A senior executive of Alphabet Inc's Google unit said on Monday that the company was notifying customers of 4,000 state-sponsored cyber-attacks per month.
Speaking at a Fortune magazine tech conference in Aspen, Colorado, Google senior vice president and Alphabet board member Diane Greene mentioned the figure while touting Google's security prowess.
The Internet search leader, which develops the Android mobile system and also offers email and a range of other applications for consumers, has led the way in notifying users of government spying.
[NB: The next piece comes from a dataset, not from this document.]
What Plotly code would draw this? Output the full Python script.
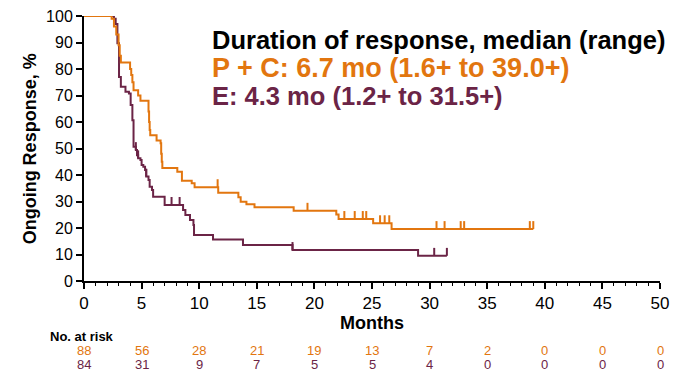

Others, including Microsoft, have since followed suit.
Google had previously said that it had been issuing tens of thousands of warnings every few months and that customers often upgraded their security in response.
In the meanwhile, a commercial data transfer pact provisionally agreed by the EU executive and the United States in February received the green light from EU governments on Friday, the European Commission said, paving the way for it to come into effect this week.
Its introduction should end months of legal limbo for companies such as Google, Facebook and MasterCard after the EU's top court struck down the previous data transfer framework, Safe Harbour, on concerns about intrusive US surveillance.
Representatives of European Union member states mostly voted in favour of the EU-US Privacy Shield, but there were abstentions from Austria, Slovenia, Bulgaria and Croatia, sources said. Austria and Slovenia have voiced concerns that the pact does not go far enough to secure their citizens' privacy.